GOAL: Of the lines listed below, how many contain the string "this"? Answer with the number alone.

RECORDS TO USE:

++++++++

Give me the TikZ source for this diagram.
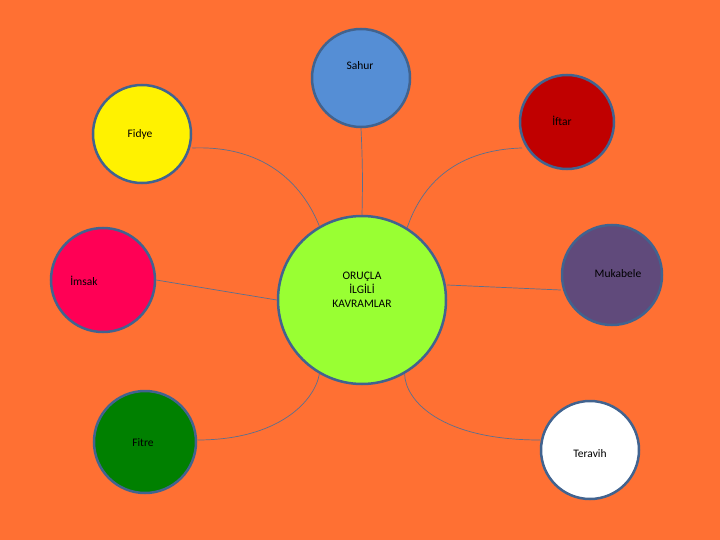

++++++++

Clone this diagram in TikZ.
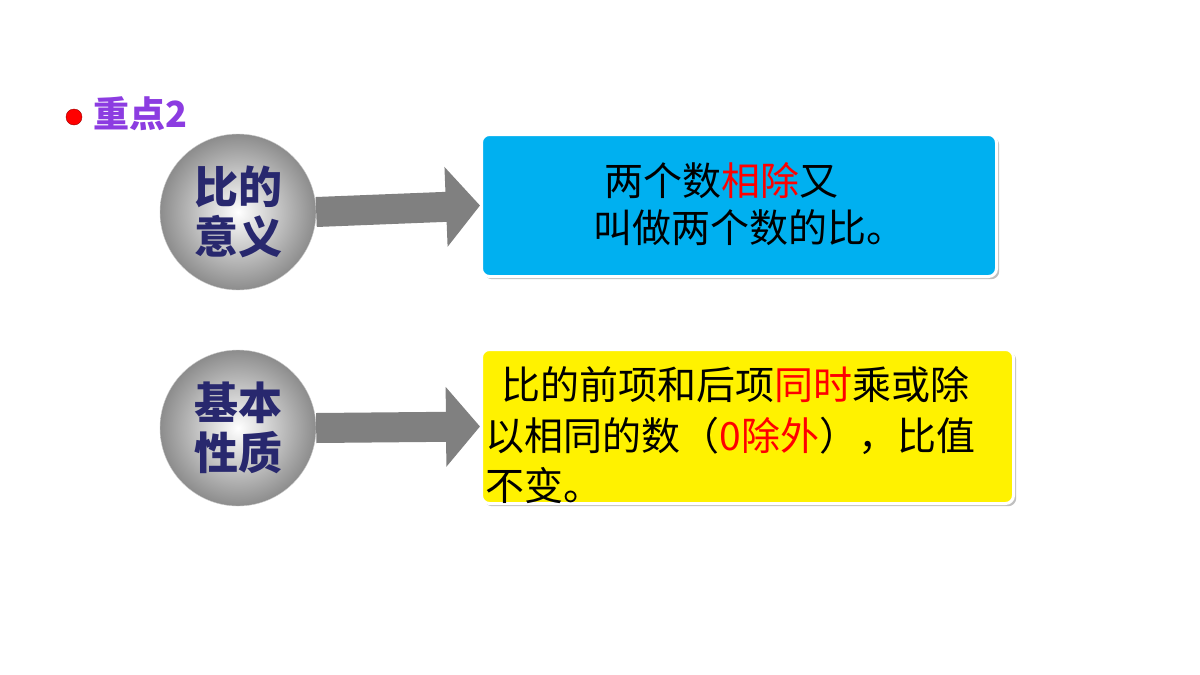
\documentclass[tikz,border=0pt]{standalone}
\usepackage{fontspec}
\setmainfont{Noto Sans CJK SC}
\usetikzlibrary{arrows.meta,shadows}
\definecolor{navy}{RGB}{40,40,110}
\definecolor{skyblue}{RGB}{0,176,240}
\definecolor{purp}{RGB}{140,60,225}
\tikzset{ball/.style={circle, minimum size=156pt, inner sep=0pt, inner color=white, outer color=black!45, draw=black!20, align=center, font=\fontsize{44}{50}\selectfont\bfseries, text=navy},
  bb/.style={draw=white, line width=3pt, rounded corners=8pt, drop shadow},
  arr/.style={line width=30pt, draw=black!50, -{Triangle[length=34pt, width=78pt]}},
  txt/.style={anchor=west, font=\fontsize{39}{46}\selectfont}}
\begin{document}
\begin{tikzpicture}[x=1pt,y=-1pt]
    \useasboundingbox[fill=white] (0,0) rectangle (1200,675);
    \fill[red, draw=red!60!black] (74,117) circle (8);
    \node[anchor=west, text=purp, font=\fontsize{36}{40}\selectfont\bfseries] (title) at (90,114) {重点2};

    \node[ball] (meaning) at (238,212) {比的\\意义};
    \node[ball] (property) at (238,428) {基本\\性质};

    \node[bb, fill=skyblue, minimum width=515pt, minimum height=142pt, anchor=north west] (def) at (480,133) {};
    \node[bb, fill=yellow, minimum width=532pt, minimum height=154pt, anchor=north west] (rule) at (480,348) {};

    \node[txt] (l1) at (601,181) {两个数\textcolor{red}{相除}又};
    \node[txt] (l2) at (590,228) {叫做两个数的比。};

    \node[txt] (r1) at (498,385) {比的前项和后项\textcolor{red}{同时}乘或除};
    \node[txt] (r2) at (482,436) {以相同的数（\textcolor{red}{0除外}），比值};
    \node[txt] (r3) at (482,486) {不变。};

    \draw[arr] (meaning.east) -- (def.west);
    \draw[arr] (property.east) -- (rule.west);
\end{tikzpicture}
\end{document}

++++++++

ANSWER TO THE TASK: 2